Another question I had was, don't the results reflect the biases of the reviewer? And they would, if there were only one or two reviews online. But the Web is incredibly democratic, and anybody with a blog can review a game. Games are often reviewed dozens or even hundreds of times, all over the place – again, more than a single person can track down and read. So the software is reporting aggregate results, not individual opinions.
Yet another benefit of trawling reviews rather than, say, company websites, is that you get the opinions of players rather than marketers. Marketers sometimes make a mistake and put the emphasis in the wrong place in their advertising. We've all seen examples of this happening – the Black and White box gives the impression that the game is about Good versus Evil, when it's actually about repeatedly slapping a giant cow.
So what does this have to do with game design? Not much directly, but it may have a lot to do with what designs the publishers actually choose to fund.

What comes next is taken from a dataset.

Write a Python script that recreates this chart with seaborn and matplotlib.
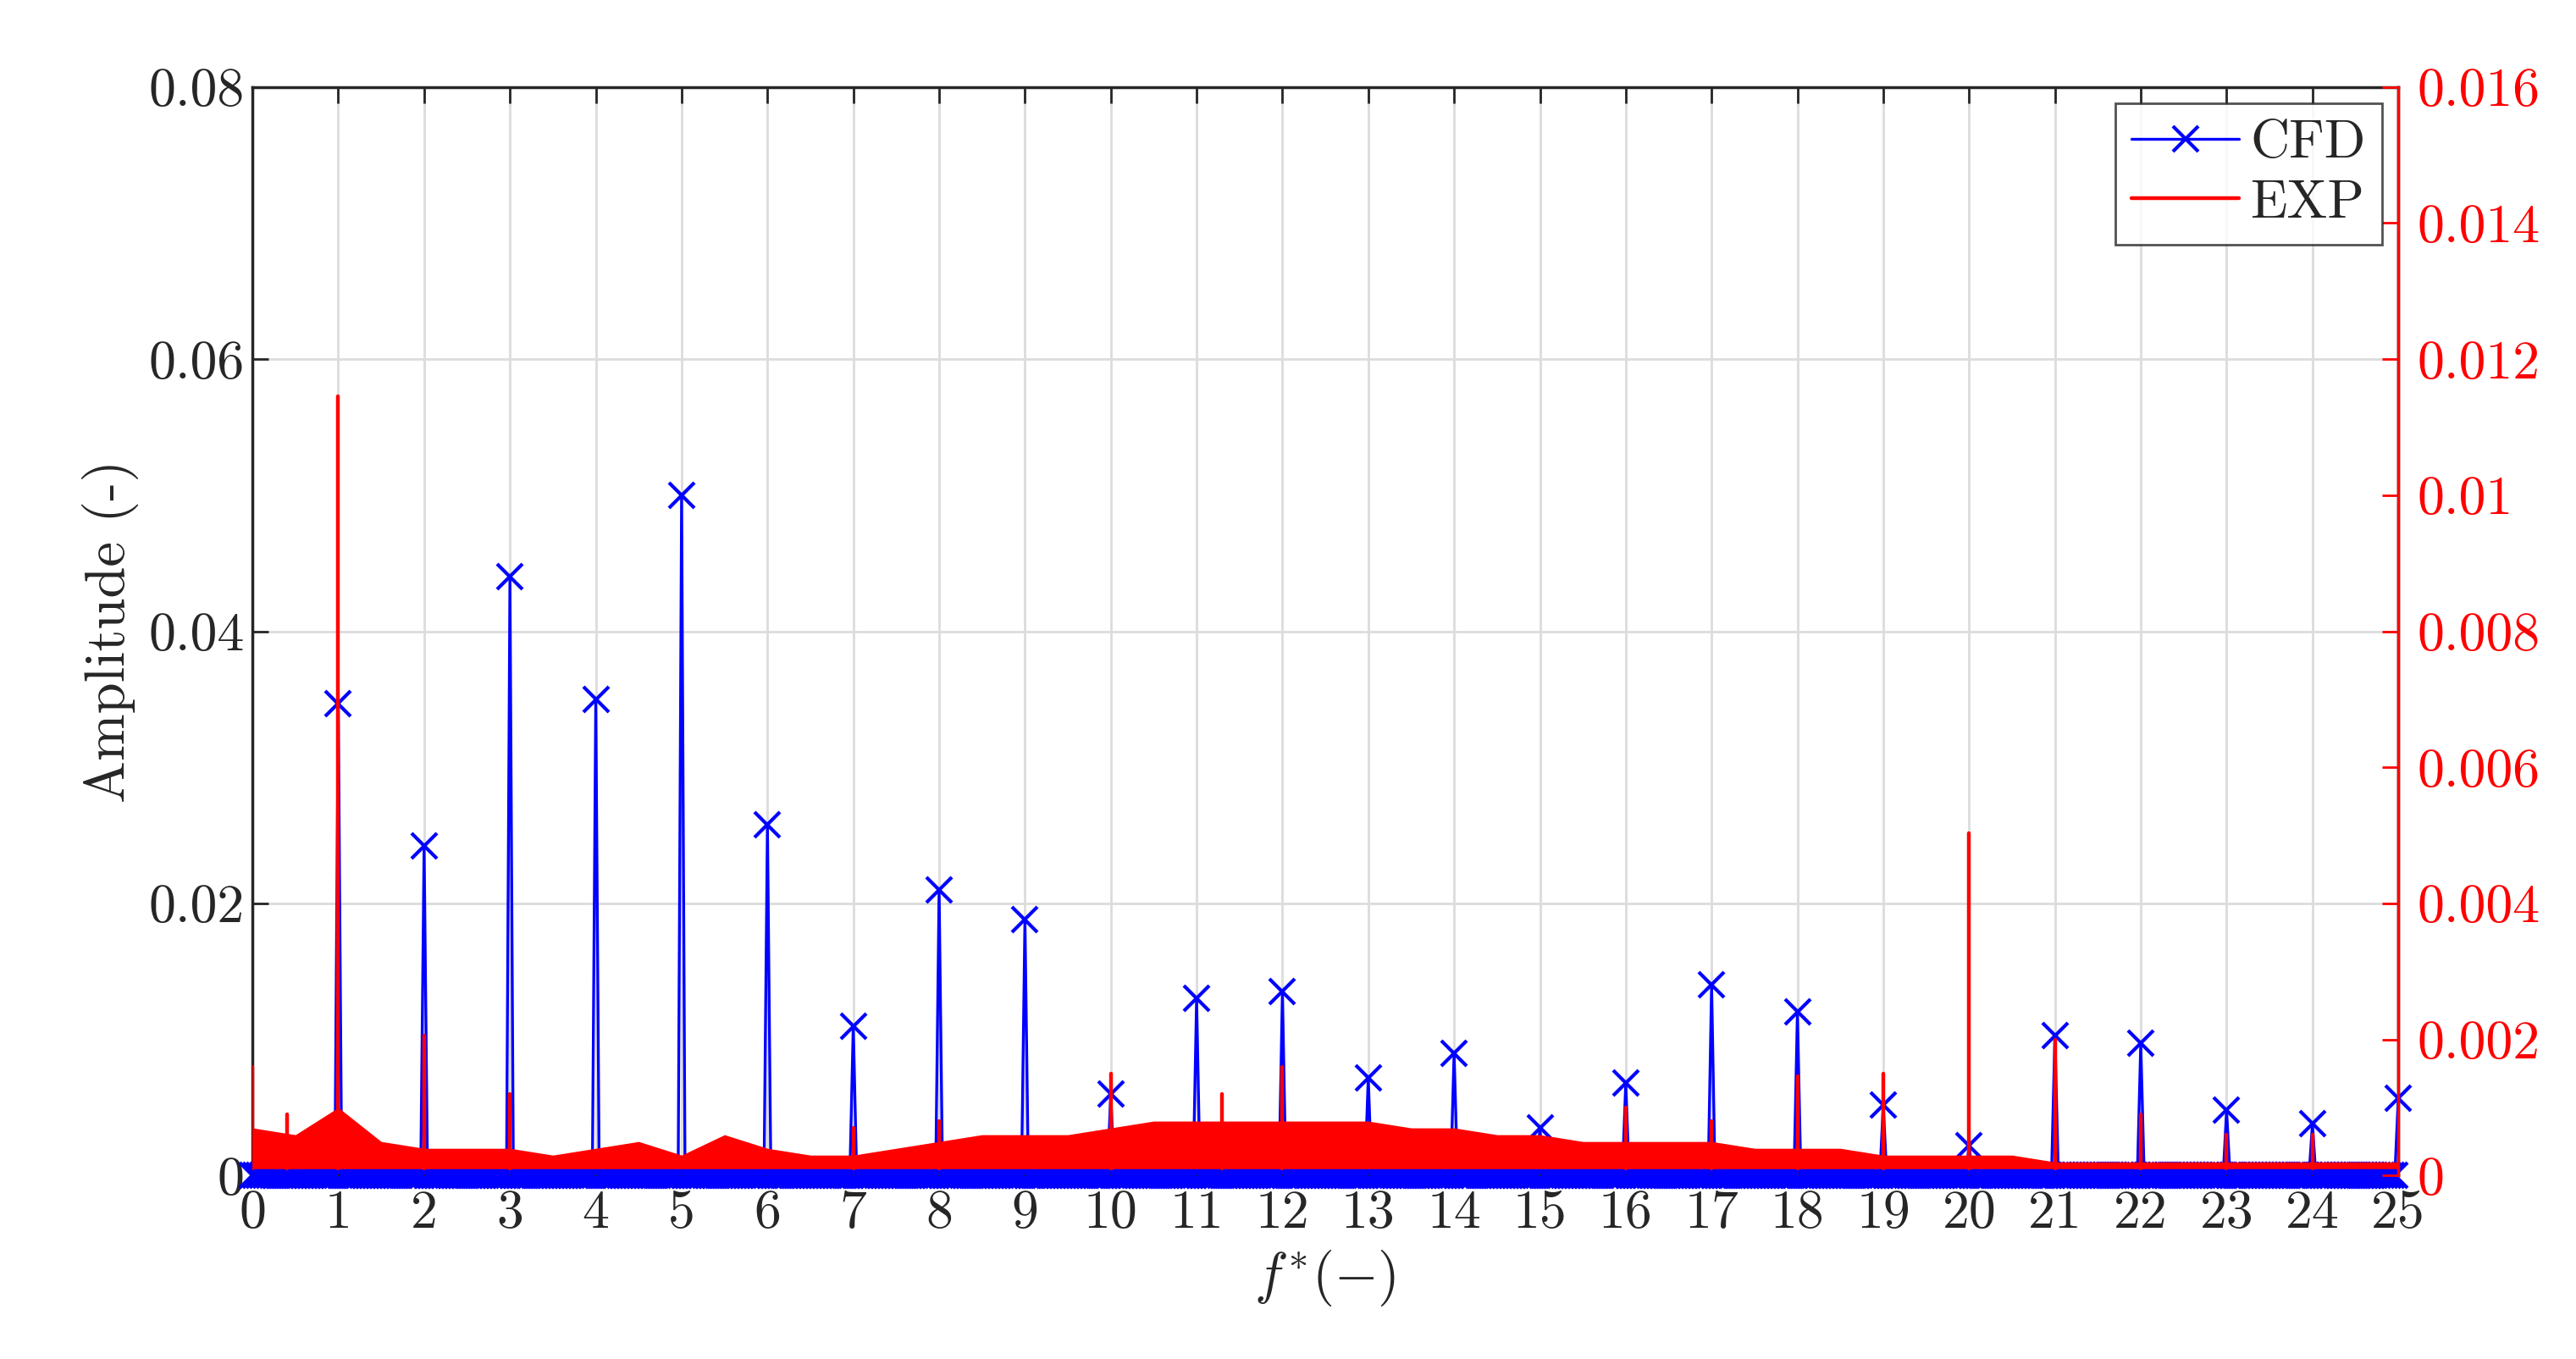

If you can walk into a pitch meeting with a Strange Agency report showing who your key competitors are and how you're planning to differentiate your game from them, you're just that bit better-prepared. And if you're a publishing exec – well, you haven't actually read this far, of course, but hypothetically – you might find that this kind of information helps to identify unfilled niches in the market and maybe give your product planning something more than a hunch to go on.
I know this column sounds like a big plug for the company, but I'm not affiliated with them and don't ever expect to be. They're so new that they don't have a track record yet, and only time will tell how valuable their services turn out to be. I'm just really intrigued by their analytical techniques, and I think they could provide some hard data in a business where most of the time hard data is conspicuous by its absence.